Knitted wire meshes are not only suitable for separating droplets, but can also be used as insulators, flame arresters, silencers, fillers and protection against vandalism. Above all, their use can protect personnel from harmful substances in the exhaust air. Also, the use of separators offers a solid possibility to comply with legally defined standard values of the emitted exhaust air. A further sustainability effect is that in all applications, a droplet separator does not require any energy supply for its function.
What Kind Of Droplet Separators Are Available?
The differences between the individual separators are defined by their packing density (i.e. how densely the separator is knitted) as well as the wire thickness and the material, which is usually made of stainless steel or plastic.

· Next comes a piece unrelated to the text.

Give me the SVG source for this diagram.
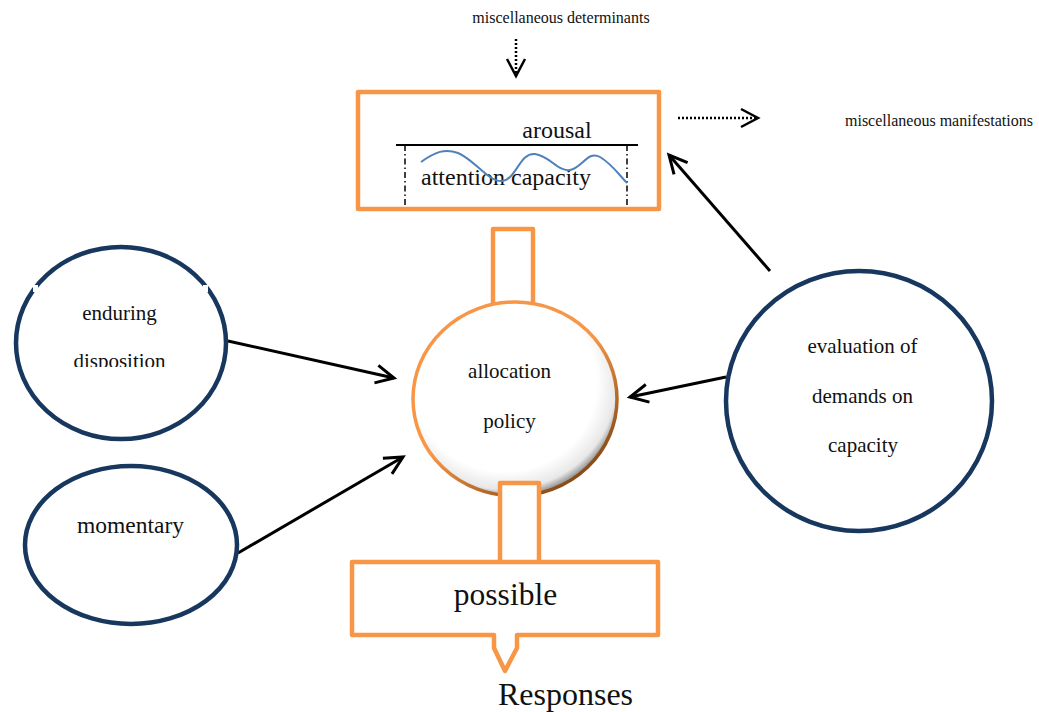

In most cases, the separators are made round or square – but even other shapes are possible. Separators are adapted to the process so that the highest possible degree of separation is achieved. Only then is a housing designed and manufactured, adapted to the corresponding model and the customer’s connections.
In any case, as Lorenzo Parrinello writes in the trade journal ‘CAV‘, the aim is to achieve a flow-friendly design. The complete solution is usually flanged, screwed or clamped directly into an exhaust air duct, for example, as a closed unit. Whether the flow direction is horizontal or vertical is irrelevant in the design of the housing, at least for the droplet separator. In addition, it is possible to equip housings with spray nozzles that enable the built-in droplet separator to be cleaned so that they also achieve a long service life.